La campagna promossa dall’ATP mirava altresì a permettere di focalizzare l’attenzione sul sostegno che questa figura professionale può offrire alle persone in un momento di difficoltà della propria vita: «Una figura positiva, con competenze di base elevate, che in un primo approccio con chi vi si rivolge ha il compito di analizzare la situazione, individuare le risorse personali dell’individuo e accompagnarlo alla loro scoperta, affinché egli sappia attingervi per attraversare il momento difficile, rinfrancarsi e risolvere quelle problematiche che in quello scorcio di vita gli hanno creato un vero disagio dal quale di primo acchito non sapeva uscire da sé». La figura dello psicologo è allora sdoganata come una figura professionale a cui ci si può rivolgere per affrontare in modo efficace una vasta gamma di situazioni con le quali si può essere confrontati nel corso della vita. Il nostro interlocutore ribadisce dunque il concetto di base: «Bisogna che le persone siano persuase che non ci si rivolge allo psicologo solo nei casi ritenuti comunemente gravi, e che lo psicologo dispone di una formazione di qualità e di strumenti da mettere in campo per affrontare le situazioni ritenute difficili dalla persona che gli si rivolge».

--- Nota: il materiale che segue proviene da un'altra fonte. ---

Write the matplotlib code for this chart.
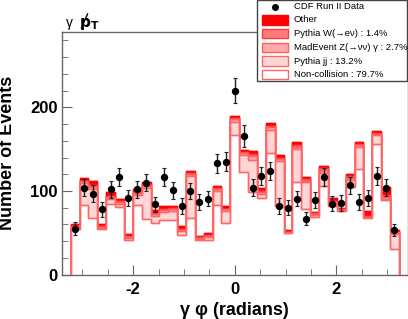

Nell’immaginario collettivo serpeggia inoltre quel sottile timore di restare dipendenti dallo psicologo a cui ci si rivolge: «Vai dallo psicologo? Sì, da 15 anni soli. 15 anni? Sì: gli concedo un altro anno, poi vado a Lourdes». Prendiamo ancora ad esempio Woody Allen e Diane Keaton nella loro interpretazione del sentire comune. Matteo Magni dissente da questo pregiudizio: «Non è così: oggi viviamo in un tempo frettoloso, ma noi non ne facciamo una questione di tempo o di fretta. E ricordiamo che, malgrado il turbinio della società, talvolta può essere benefico fare una pausa dedicandosi a se stessi attraverso l’aiuto o la consulenza dello psicologo». Il tempo necessario è perciò soggettivo: «Ciascuno ha un ritmo personale nell’individuare il proprio problema e le relative risorse da mettere in campo per venirne a capo. Allo psicologo compete il saper favorire i tempi della persona in viaggio verso la maggiore indipendenza e autonomia. Starà a ognuno comprendere quando sarà il momento di riprendere a camminare da solo e andarsene con le proprie gambe, così come è arrivato dallo psicologo». Quindi Magni dice che l’accompagnamento da parte dello psicologo dura fintanto che la persona ne sente l’utilità.
Parafrasando la campagna informativa, talvolta è utile ricorre a «un modo migliore», allo psicologo, affrontando insieme le difficoltà di vita per le quali non ci pare di trovare le risorse immediate. «Attraverso il suo accompagnamento si riceve un aiuto nel focalizzare le proprie risorse e competenze, le si riconosce e, di conseguenza, si riesce a migliorare la propria vita». Infine un bilancio: «La campagna appena promossa ci ha permesso anche di informare in modo più preciso sulle nostre competenze e sulle risorse cui possiamo attingere: chi siamo e cosa facciamo è oggi più chiaro e comprensibile e coloro i quali desiderano saperne ancora di più possono far capo al nostro sito www.psicologi-ticino.ch».